Vaz/Obervaz, Museum der Region Lenzerheide (MVO)

Museum Vaz-Obervaz
Voa da Soli 2
7082 Vaz/Obervaz
Tel.:  +41 82 385 21 59
E-Mail: mail@museumvaz-lenzerheide.ch; museum.vaz@bluewin.ch

Keramik des Museums Vaz/Obervaz-Zorten in CERAMICA CH

Andreas Heege, 2021

Das Museum Vaz-Obervaz ist das Museum der Ferienregion Lenzerheide. Es verbindet in seinen Ausstellungen Geschichte, Kultur, Handwerk und Kunst. Die Dauerausstellung ist dem Leben und Werken in vergangenen Tagen, dem regionalen Brauchtum und den Traditionen gewidmet. Im Stall des Museums wurde die alte Dorfmühle von Zorten wieder funktionsfähig aufgebaut.

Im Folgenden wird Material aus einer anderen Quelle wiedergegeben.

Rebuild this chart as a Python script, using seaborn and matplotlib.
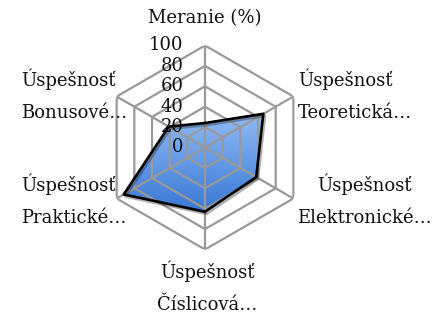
import numpy as np
import pandas as pd
import matplotlib
matplotlib.use("Agg")
import matplotlib.pyplot as plt
import matplotlib.patheffects as pe
from matplotlib.colors import LinearSegmentedColormap
from matplotlib.transforms import offset_copy
import seaborn as sns

# Data
categories = ["Meranie (%)", "Úspešnosť\nTeoretická…", "Úspešnosť\nElektronické…",
              "Úspešnosť\nČíslicová…", "Úspešnosť\nPraktické…", "Úspešnosť\nBonusové…"]
values = [24, 66, 58, 63, 92, 41]
r_ticks = [0, 20, 40, 60, 80, 100]

sns.set_theme(style="white")
plt.rcParams['font.family'] = ['DejaVu Serif']

fig = plt.figure(figsize=(4.41, 3.2), dpi=100)
# stred ~ (205, 147.5) px, polomer ~102 px
cx, cy, rad = 205 / 441, 1 - 147.5 / 320, 102
ax = fig.add_axes([cx - rad / 441, cy - rad / 320, 2 * rad / 441, 2 * rad / 320], projection='polar')
ax.set_theta_zero_location('N')
ax.set_theta_direction(-1)
ax.set_ylim(0, 100)
ax.grid(False)
ax.spines['polar'].set_visible(False)
ax.set_xticks([])
ax.set_yticks([])

angles = np.linspace(0, 2 * np.pi, len(categories), endpoint=False)
theta_closed = np.append(angles, angles[0])
vals_closed = np.array(values + values[:1], dtype=float)
df = pd.DataFrame({"theta": theta_closed, "value": vals_closed})

# gradient fill, clipped to the polygon
poly = ax.fill(df["theta"], df["value"], facecolor='none', edgecolor='none')[0]
tg, rg = np.meshgrid(np.linspace(0, 2 * np.pi, 361), np.linspace(0, 100, 101))
height = rg * np.cos(tg)
hv = vals_closed * np.cos(theta_closed)
cmap = LinearSegmentedColormap.from_list("fillblue", ["#3878d4", "#92bbf7"])
mesh = ax.pcolormesh(tg, rg, height, cmap=cmap, vmin=hv.min(), vmax=hv.max(),
                     shading='gouraud', zorder=1)
mesh.set_clip_path(poly)

# hexagonal grid
grid_color = "#999999"
for level in r_ticks[1:]:
    ax.plot(theta_closed, [level] * len(theta_closed), color=grid_color, lw=1.6, zorder=2)
for a in angles:
    ax.plot([a, a], [0, 100], color=grid_color, lw=1.6, zorder=2)

# series outline
sns.lineplot(data=df, x="theta", y="value", sort=False, estimator=None, color="black",
             lw=1.9, ax=ax, zorder=3,
             path_effects=[pe.SimpleLineShadow(offset=(1.2, -1.5), alpha=0.35), pe.Normal()])
ax.set_xlabel("")
ax.set_ylabel("")
ax.set_ylim(0, 100)

fs = 13
# radial tick labels along the top spoke
trans = offset_copy(ax.transData, fig=fig, x=-15.5, y=0, units='points')
for t in r_ticks:
    ax.text(0, t, str(t), transform=trans, ha='right', va='center', fontsize=fs,
            color="#111111", zorder=5)

# category labels: anchored at the outer vertex, shifted in pixels
place = [((0, 27), 'center', 'center', 'center'),
         ((5, 1), 'left', 'center', 'left'),
         ((4, -2), 'left', 'center', 'center'),
         ((2, -11), 'center', 'top', 'center'),
         ((10, -2), 'right', 'center', 'left'),
         ((11, 1), 'right', 'center', 'left')]
for a, lab, ((dx, dy), ha, va, ma) in zip(angles, categories, place):
    tr = offset_copy(ax.transData, fig=fig, x=dx * 0.72, y=dy * 0.72, units='points')
    ax.text(a, 100, lab, transform=tr, ha=ha, va=va, multialignment=ma, fontsize=fs,
            linespacing=2.0, color="#111111", clip_on=False)

fig.savefig("out.png", dpi=100)
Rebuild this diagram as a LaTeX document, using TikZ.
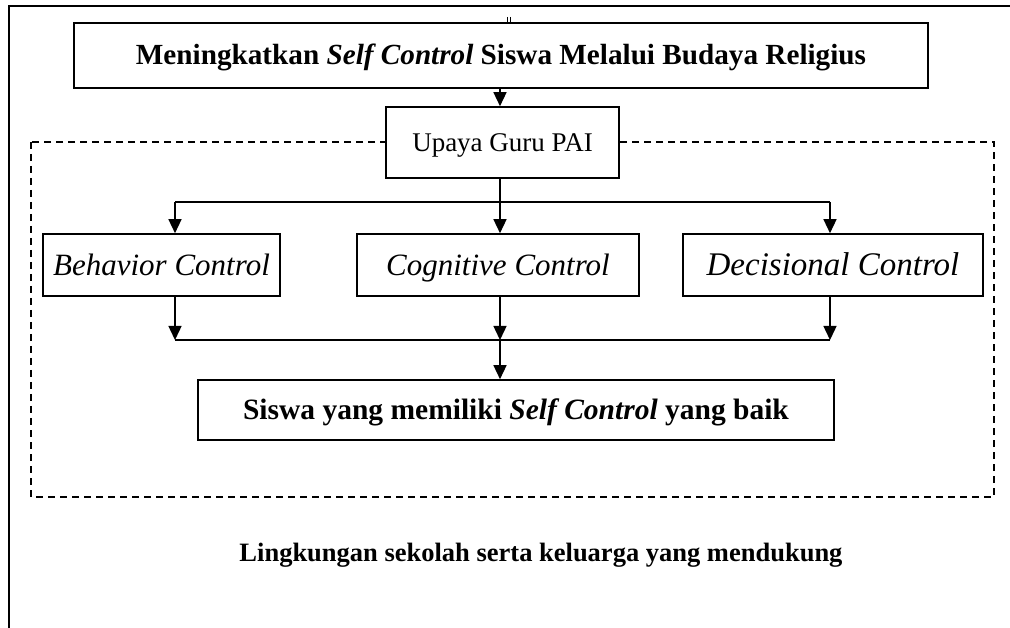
\documentclass[tikz,border=0pt]{standalone}
\usepackage{fontspec}
\setmainfont{Liberation Serif}
\usetikzlibrary{arrows.meta}
\begin{document}
\begin{tikzpicture}[x=1pt,y=-1pt,
  box/.style={draw, line width=1.6pt, fill=white, inner sep=0pt, anchor=center},
  arr/.style={line width=1.4pt, -{Triangle[length=14pt,width=13pt]}},
  ln/.style={line width=1.4pt},
  fs/.style={font=\fontsize{#1}{#1}\selectfont, text height={0.78*#1pt}, text depth={0.13*#1pt}}
]
\useasboundingbox (0,0) rectangle (1010,628);
% outer frame
\draw[line width=1.5pt] (9,628) -- (9,6) -- (1010,6);
\draw[line width=0.8pt] (507,17) -- (507,23) (510,17) -- (510,23);
% dashed environment
\draw[line width=1.3pt, dash pattern=on 7pt off 5pt] (31,142) rectangle (994,497);
% nodes
\node[box, minimum width=854pt, minimum height=65pt, fs=29.2] (top) at (501,55.5)
  {\textbf{Meningkatkan \textit{Self Control} Siswa Melalui Budaya Religius}};
\node[box, minimum width=233pt, minimum height=71pt, fs=27] (upaya) at (502.5,142.5)
  {Upaya Guru PAI};
\node[box, minimum width=237pt, minimum height=62pt, fs=31] (beh) at (161.5,265)
  {\textit{Behavior Control}};
\node[box, minimum width=282pt, minimum height=62pt, fs=31] (cog) at (498,265)
  {\textit{Cognitive Control}};
\node[box, minimum width=300pt, minimum height=62pt, fs=33] (dec) at (833,265)
  {\textit{Decisional Control}};
\node[box, minimum width=636pt, minimum height=60pt, fs=29.5] (res) at (516,410)
  {\textbf{Siswa yang memiliki \textit{Self Control} yang baik}};
\node[fs=26.5, anchor=center] (env) at (541,553)
  {\textbf{Lingkungan sekolah serta keluarga yang mendukung}};
% coordinates
\coordinate (sx) at (500,0);
\coordinate (d1) at (175,202);
\coordinate (d2) at (500,202);
\coordinate (d3) at (830,202);
\coordinate (m1) at (175,340);
\coordinate (m2) at (500,340);
\coordinate (m3) at (830,340);
% connectors
\draw[arr] (top.south -| sx) -- (upaya.north -| sx);
\draw[ln] (upaya.south -| sx) -- (d2);
\draw[ln] (d1) -- (d3);
\draw[arr] (d1) -- (beh.north -| d1);
\draw[arr] (d2) -- (cog.north -| d2);
\draw[arr] (d3) -- (dec.north -| d3);
\draw[arr] (beh.south -| m1) -- (m1);
\draw[arr] (cog.south -| m2) -- (m2);
\draw[arr] (dec.south -| m3) -- (m3);
\draw[ln] (m1) -- (m3);
\draw[arr] (m2) -- (res.north -| m2);
\end{tikzpicture}
\end{document}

1982 kaufte die politische Gemeinde Vaz-Obervaz das einstige Kapuzinerhospiz und ehemalige Pfarrhaus der Kirchengemeinde. Am 28. August 1985 wurde der Verein Museum Vaz-Obervaz gegründet. Er bezweckt die Förderung des Museums Vaz-Obervaz, insbesondere die Beschaffung von Gegenständen, die Durchführung von Ausstellungen und Mitwirkung bei der Einrichtung und Betreuung des Museums. Nach ersten Umbauten und Restaurationen, wurde im Jahr 1989 das Museum eröffnet. Verein und Gemeinde sind heute gemeinsam Träger des Museums, das sich in den letzten Jahren aufgrund von namhaften Schenkungen auch vermehrt der Kunst geöffnet hat.

Die keramische Museumssammlung speist sich aus unterschiedlichen Schenkungen und Ankäufen und spiegelt die eingeschränkten Möglichkeiten eines Lokalmuseums beim Aufbau einer Sammlung ab den späten 1980er-Jahren. Die Masse der Objekte stammt aus der Gemeinde oder dem bündnerischen Umfeld, nur wenige Stücke gehören zur Schenkung einer Zürcher Bürgerin.

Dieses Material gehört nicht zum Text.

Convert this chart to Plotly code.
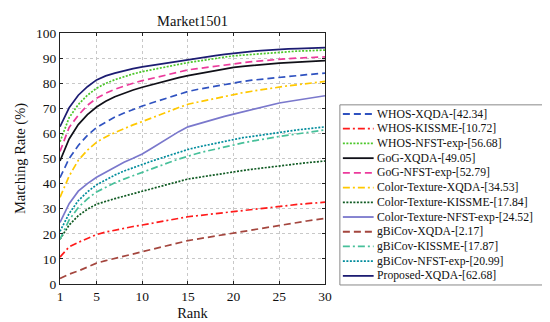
import plotly.graph_objects as go

ranks = list(range(1, 31))

series_names = [
    "WHOS-XQDA-[42.34]",
    "WHOS-KISSME-[10.72]",
    "WHOS-NFST-exp-[56.68]",
    "GoG-XQDA-[49.05]",
    "GoG-NFST-exp-[52.79]",
    "Color-Texture-XQDA-[34.53]",
    "Color-Texture-KISSME-[17.84]",
    "Color-Texture-NFST-exp-[24.52]",
    "gBiCov-XQDA-[2.17]",
    "gBiCov-KISSME-[17.87]",
    "gBiCov-NFST-exp-[20.99]",
    "Proposed-XQDA-[62.68]",
]

whos_xqda = [42.34, 50.0, 55.2, 59.2, 62.4, 64.6, 66.5, 68.1, 69.6, 70.9, 72.1, 73.3, 74.5, 75.6, 76.7,
             77.5, 78.2, 78.9, 79.6, 80.2, 80.7, 81.2, 81.6, 82.0, 82.4, 82.8, 83.1, 83.4, 83.7, 84.0]
whos_kissme = [10.72, 14.8, 16.6, 18.3, 19.7, 20.7, 21.5, 22.2, 22.9, 23.5, 24.2, 24.9, 25.5, 26.2, 26.8,
               27.2, 27.6, 28.1, 28.6, 29.0, 29.5, 29.9, 30.3, 30.7, 31.1, 31.4, 31.7, 32.0, 32.3, 32.6]
whos_nfst = [56.68, 66.3, 71.5, 75.2, 78.0, 79.9, 81.4, 82.6, 83.7, 84.6, 85.4, 86.1, 86.8, 87.5, 88.2,
             88.8, 89.4, 89.9, 90.4, 90.9, 91.2, 91.5, 91.8, 92.1, 92.4, 92.6, 92.8, 92.9, 93.1, 93.2]
gog_xqda = [49.05, 57.8, 63.5, 67.5, 70.5, 72.8, 74.6, 76.1, 77.3, 78.4, 79.4, 80.4, 81.3, 82.2, 83.0,
            83.7, 84.4, 85.0, 85.7, 86.3, 86.7, 87.1, 87.4, 87.7, 88.0, 88.2, 88.4, 88.6, 88.8, 89.0]
gog_nfst = [52.79, 62.4, 67.2, 71.2, 74.0, 76.0, 77.6, 78.9, 80.0, 81.0, 81.9, 82.8, 83.6, 84.5, 85.3,
            85.8, 86.3, 86.8, 87.3, 87.8, 88.2, 88.6, 88.9, 89.3, 89.6, 89.8, 90.0, 90.2, 90.4, 90.5]
ct_xqda = [34.53, 43.0, 49.3, 53.3, 56.5, 58.6, 60.3, 61.9, 63.4, 64.7, 66.2, 67.6, 68.9, 70.3, 71.6,
           72.4, 73.2, 74.0, 74.8, 75.5, 76.2, 76.8, 77.4, 78.0, 78.6, 79.0, 79.4, 79.8, 80.3, 80.7]
ct_kissme = [17.84, 23.5, 27.2, 29.8, 31.8, 33.0, 34.0, 35.0, 35.9, 36.8, 37.9, 38.9, 39.9, 40.9, 41.8,
             42.4, 43.0, 43.6, 44.2, 44.7, 45.2, 45.7, 46.2, 46.7, 47.1, 47.5, 47.9, 48.3, 48.7, 49.0]
ct_nfst = [24.52, 32.0, 37.0, 40.0, 42.5, 44.6, 46.6, 48.5, 50.1, 51.8, 54.0, 56.3, 58.5, 60.7, 62.6,
           63.7, 64.8, 65.8, 66.8, 67.7, 68.6, 69.5, 70.4, 71.3, 72.1, 72.7, 73.3, 73.9, 74.5, 75.0]
gb_xqda = [2.17, 3.9, 5.2, 6.8, 8.3, 9.3, 10.2, 11.0, 11.9, 12.7, 13.7, 14.6, 15.5, 16.4, 17.3,
           17.9, 18.5, 19.1, 19.7, 20.3, 20.9, 21.6, 22.2, 22.9, 23.5, 24.0, 24.5, 25.1, 25.6, 26.1]
gb_kissme = [17.87, 25.5, 30.5, 33.9, 36.7, 38.6, 40.3, 41.8, 43.2, 44.4, 45.8, 47.2, 48.5, 49.8, 51.0,
             52.0, 52.9, 53.8, 54.7, 55.5, 56.2, 56.9, 57.6, 58.2, 58.8, 59.3, 59.8, 60.4, 60.9, 61.4]
gb_nfst = [20.99, 28.1, 33.2, 36.7, 39.5, 41.6, 43.4, 45.0, 46.4, 47.7, 48.9, 50.1, 51.3, 52.5, 53.6,
           54.5, 55.3, 56.1, 56.9, 57.7, 58.3, 58.8, 59.4, 59.9, 60.4, 60.9, 61.4, 61.8, 62.2, 62.6]
proposed_xqda = [62.68, 70.2, 75.2, 78.6, 81.3, 82.9, 84.0, 85.0, 85.8, 86.5, 87.1, 87.7, 88.2, 88.8, 89.3,
                 89.9, 90.5, 91.0, 91.5, 92.0, 92.3, 92.7, 93.0, 93.3, 93.6, 93.7, 93.8, 93.9, 94.0, 94.2]

x_ticks = [1, 5, 10, 15, 20, 25, 30]
y_ticks = [0, 10, 20, 30, 40, 50, 60, 70, 80, 90, 100]

series_values = [whos_xqda, whos_kissme, whos_nfst, gog_xqda, gog_nfst, ct_xqda,
                 ct_kissme, ct_nfst, gb_xqda, gb_kissme, gb_nfst, proposed_xqda]

DASH = "7px,4px"
DOT = "2px,1.5px"
DASHDOT = "7px,3px,2px,3px"
styles = [
    ("#2f52c0", DASH),
    ("#ff1a1a", DASHDOT),
    ("#4cc72a", DOT),
    ("#101018", "solid"),
    ("#ec3a9c", DASH),
    ("#ffc800", DASHDOT),
    ("#0f5a22", DOT),
    ("#7a78cc", "solid"),
    ("#a4463e", DASH),
    ("#47c09a", DASHDOT),
    ("#008c9c", DOT),
    ("#1c1c72", "solid"),
]

W, H = 550, 322
L, R, T, B = 50, 233, 25, 42
PW, PH = W - L - R, H - T - B

def px2x(px):
    return (px - L) / PW

def px2y(py):
    return (H - B - py) / PH

FONT = "'Liberation Serif', 'Times New Roman', Times, serif"

fig = go.Figure()
for name, vals, (col, dash) in zip(series_names, series_values, styles):
    fig.add_trace(go.Scatter(x=ranks, y=vals, mode="lines", name=name,
                             line=dict(color=col, width=1.7, dash=dash),
                             showlegend=False))

shapes = []
annotations = []
# legend box
shapes.append(dict(type="rect", xref="paper", yref="paper",
                   x0=px2x(332), x1=px2x(539), y0=px2y(281), y1=px2y(98),
                   line=dict(color="#888888", width=1), fillcolor="white", layer="above"))
for i, (name, (col, dash)) in enumerate(zip(series_names, styles)):
    yc = 107.3 + i * 14.95
    shapes.append(dict(type="line", xref="paper", yref="paper",
                       x0=px2x(335), x1=px2x(366), y0=px2y(yc), y1=px2y(yc),
                       line=dict(color=col, width=1.8, dash=dash), layer="above"))
    annotations.append(dict(text=name, xref="paper", yref="paper",
                            x=px2x(367), y=px2y(yc), xanchor="left", yanchor="middle",
                            showarrow=False, font=dict(family=FONT, size=11.7, color="#111111")))

fig.update_layout(
    width=W, height=H,
    margin=dict(l=L, r=R, t=T, b=B),
    paper_bgcolor="white", plot_bgcolor="white",
    font=dict(family=FONT, size=13.5, color="#111111"),
    title=dict(text="Market1501", x=0.5, xref="paper", y=1 - 13 / H, yref="container",
               xanchor="center", yanchor="middle", font=dict(family=FONT, size=14.5)),
    shapes=shapes, annotations=annotations,
)
fig.update_xaxes(range=[1, 30], tickvals=x_ticks, ticktext=[str(v) for v in x_ticks],
                 showgrid=True, gridcolor="#c8c8c8", griddash="dot", gridwidth=1,
                 showline=True, linecolor="#222222", linewidth=1, mirror="allticks",
                 ticks="inside", ticklen=3, tickcolor="#222222", zeroline=False,
                 title=dict(text="Rank", font=dict(family=FONT, size=14.5), standoff=4),
                 tickfont=dict(family=FONT, size=13.5))
fig.update_yaxes(range=[0, 100], tickvals=y_ticks, ticktext=[str(v) for v in y_ticks],
                 showgrid=True, gridcolor="#c8c8c8", griddash="dot", gridwidth=1,
                 showline=True, linecolor="#222222", linewidth=1, mirror="allticks",
                 ticks="inside", ticklen=3, tickcolor="#222222", zeroline=False,
                 title=dict(text="Matching Rate (%)", font=dict(family=FONT, size=14.5), standoff=6),
                 tickfont=dict(family=FONT, size=13.5))

fig.write_html("out.html")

Insgesamt konnten 120 Keramiken dokumentiert und fotografiert werden. 73 Objekte gehören zu den einfachen Irdenwaren, 2 zur Fayence, 17 zum Steingut, 2 zum Steinzeug und 26 zum Porzellan. Die ältesten Objekte stammen aus der zweiten Hälfte des 19. Jahrhunderts. 70 von 120 Keramiken datieren in die erste Hälfte des 20. Jahrhunderts.

Im Folgenden werden für jede Grosswarenart eine Reihe von Objekten vorgestellt.

Unter den Irdenwaren gibt es nur einen einzigen Doppelhenkeltopf, den man gerne einem unbekannten Produktionsort in Graubünden zuschreiben würde. Gute Vergleichsbeispiele verwahrt das Rätische Museum. Das Stück ist ein Geschenk aus Vaz/Dal und datiert möglicherweise in die zweite Hälfte des 19. Jahrhunderts.

Die Keramik aus Berneck SG ist mit zahlreichen Gefässen vertreten, wobei Schüsseln und Röstiplatten, Milchtöpfe und Tassen besonders hervorstechen. Aus stilistischen Gründen dürfte bei einigen Stücken die Entstehungszeit wohl erst im ersten Drittel oder der ersten Hälfte des 20. Jahrhunderts liegen.

Vertikal- und Horizontalstreifendekore sind typisch für das späte 19. Jahrhundert. Hellblaue Grundengoben kommen in der Masse erst nach 1900 vor.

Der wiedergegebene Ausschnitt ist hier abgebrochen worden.